Collect all lines below with the string "chart".
----------------
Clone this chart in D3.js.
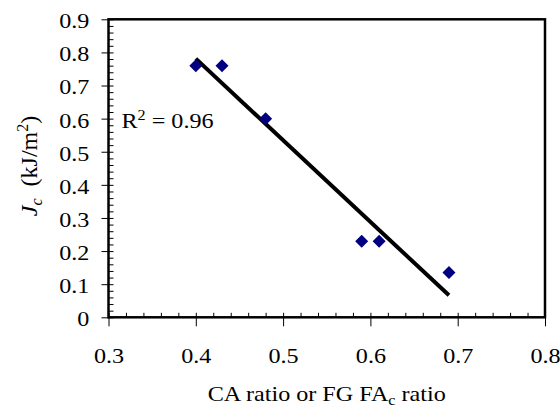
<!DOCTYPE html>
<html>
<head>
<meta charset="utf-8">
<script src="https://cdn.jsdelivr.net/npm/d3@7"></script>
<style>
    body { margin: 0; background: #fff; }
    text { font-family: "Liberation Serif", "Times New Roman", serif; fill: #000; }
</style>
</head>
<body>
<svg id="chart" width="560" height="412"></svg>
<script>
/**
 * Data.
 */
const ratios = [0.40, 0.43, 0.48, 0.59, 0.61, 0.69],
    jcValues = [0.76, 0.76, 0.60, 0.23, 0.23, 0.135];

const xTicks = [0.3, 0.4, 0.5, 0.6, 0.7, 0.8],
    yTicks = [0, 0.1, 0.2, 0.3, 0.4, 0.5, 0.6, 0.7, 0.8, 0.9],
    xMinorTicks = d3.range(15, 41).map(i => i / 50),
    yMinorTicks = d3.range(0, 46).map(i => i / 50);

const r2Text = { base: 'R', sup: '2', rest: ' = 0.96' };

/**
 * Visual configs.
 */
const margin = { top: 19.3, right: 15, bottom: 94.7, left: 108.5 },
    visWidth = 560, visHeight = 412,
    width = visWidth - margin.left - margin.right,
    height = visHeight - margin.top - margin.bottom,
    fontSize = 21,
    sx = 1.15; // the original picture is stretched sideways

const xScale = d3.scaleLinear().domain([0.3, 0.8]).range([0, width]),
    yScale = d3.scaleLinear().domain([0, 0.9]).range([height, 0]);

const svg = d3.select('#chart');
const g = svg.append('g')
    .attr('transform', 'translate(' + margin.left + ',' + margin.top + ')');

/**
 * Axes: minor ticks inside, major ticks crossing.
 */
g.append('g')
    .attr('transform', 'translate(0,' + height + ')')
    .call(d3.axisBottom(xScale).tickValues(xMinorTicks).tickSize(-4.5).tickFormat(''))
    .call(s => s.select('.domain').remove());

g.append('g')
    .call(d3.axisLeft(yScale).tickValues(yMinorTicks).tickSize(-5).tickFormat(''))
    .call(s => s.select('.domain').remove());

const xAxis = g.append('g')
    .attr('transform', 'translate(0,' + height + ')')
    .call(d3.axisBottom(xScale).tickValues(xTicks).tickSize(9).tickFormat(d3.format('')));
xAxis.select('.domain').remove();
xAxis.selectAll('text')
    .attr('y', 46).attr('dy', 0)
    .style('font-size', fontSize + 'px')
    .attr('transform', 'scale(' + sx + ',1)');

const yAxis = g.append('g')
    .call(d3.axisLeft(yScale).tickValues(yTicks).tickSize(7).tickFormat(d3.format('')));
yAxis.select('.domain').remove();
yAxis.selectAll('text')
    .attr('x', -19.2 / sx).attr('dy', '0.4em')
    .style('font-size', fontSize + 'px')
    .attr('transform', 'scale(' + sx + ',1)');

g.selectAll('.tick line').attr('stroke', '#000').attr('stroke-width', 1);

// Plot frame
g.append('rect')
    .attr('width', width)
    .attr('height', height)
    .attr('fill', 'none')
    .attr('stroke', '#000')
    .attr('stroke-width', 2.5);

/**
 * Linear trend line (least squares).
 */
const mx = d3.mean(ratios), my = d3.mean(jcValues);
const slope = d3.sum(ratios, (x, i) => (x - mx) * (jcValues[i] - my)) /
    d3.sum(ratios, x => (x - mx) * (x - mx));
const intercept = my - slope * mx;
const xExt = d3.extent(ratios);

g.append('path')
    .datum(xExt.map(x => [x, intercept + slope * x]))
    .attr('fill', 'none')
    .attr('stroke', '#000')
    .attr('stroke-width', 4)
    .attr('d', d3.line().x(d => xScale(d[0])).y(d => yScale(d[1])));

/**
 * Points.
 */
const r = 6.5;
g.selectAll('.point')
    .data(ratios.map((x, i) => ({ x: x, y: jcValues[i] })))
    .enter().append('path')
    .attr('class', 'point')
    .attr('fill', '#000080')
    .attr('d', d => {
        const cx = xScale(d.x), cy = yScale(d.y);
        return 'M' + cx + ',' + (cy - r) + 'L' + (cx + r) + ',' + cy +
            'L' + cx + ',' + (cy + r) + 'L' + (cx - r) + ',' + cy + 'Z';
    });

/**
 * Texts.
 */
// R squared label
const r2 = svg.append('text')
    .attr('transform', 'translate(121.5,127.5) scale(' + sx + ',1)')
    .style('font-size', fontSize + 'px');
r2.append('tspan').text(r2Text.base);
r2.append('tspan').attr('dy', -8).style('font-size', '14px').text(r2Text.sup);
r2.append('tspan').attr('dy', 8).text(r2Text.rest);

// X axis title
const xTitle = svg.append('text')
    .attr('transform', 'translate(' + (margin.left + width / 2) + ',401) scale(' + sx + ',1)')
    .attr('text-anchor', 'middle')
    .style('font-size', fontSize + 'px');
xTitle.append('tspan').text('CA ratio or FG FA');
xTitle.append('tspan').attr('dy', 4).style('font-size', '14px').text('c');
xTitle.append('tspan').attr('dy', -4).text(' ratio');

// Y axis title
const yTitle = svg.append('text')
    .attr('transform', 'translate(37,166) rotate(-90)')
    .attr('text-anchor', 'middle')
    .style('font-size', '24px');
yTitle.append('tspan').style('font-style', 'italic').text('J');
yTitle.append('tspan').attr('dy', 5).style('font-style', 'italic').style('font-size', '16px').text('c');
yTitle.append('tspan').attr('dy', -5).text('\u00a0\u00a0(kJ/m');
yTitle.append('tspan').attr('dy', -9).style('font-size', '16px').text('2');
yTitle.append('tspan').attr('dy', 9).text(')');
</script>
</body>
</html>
----------------
### CORRECT ANSWER
Clone this chart in D3.js.
<svg id="chart" width="560" height="412"></svg>
const svg = d3.select('#chart');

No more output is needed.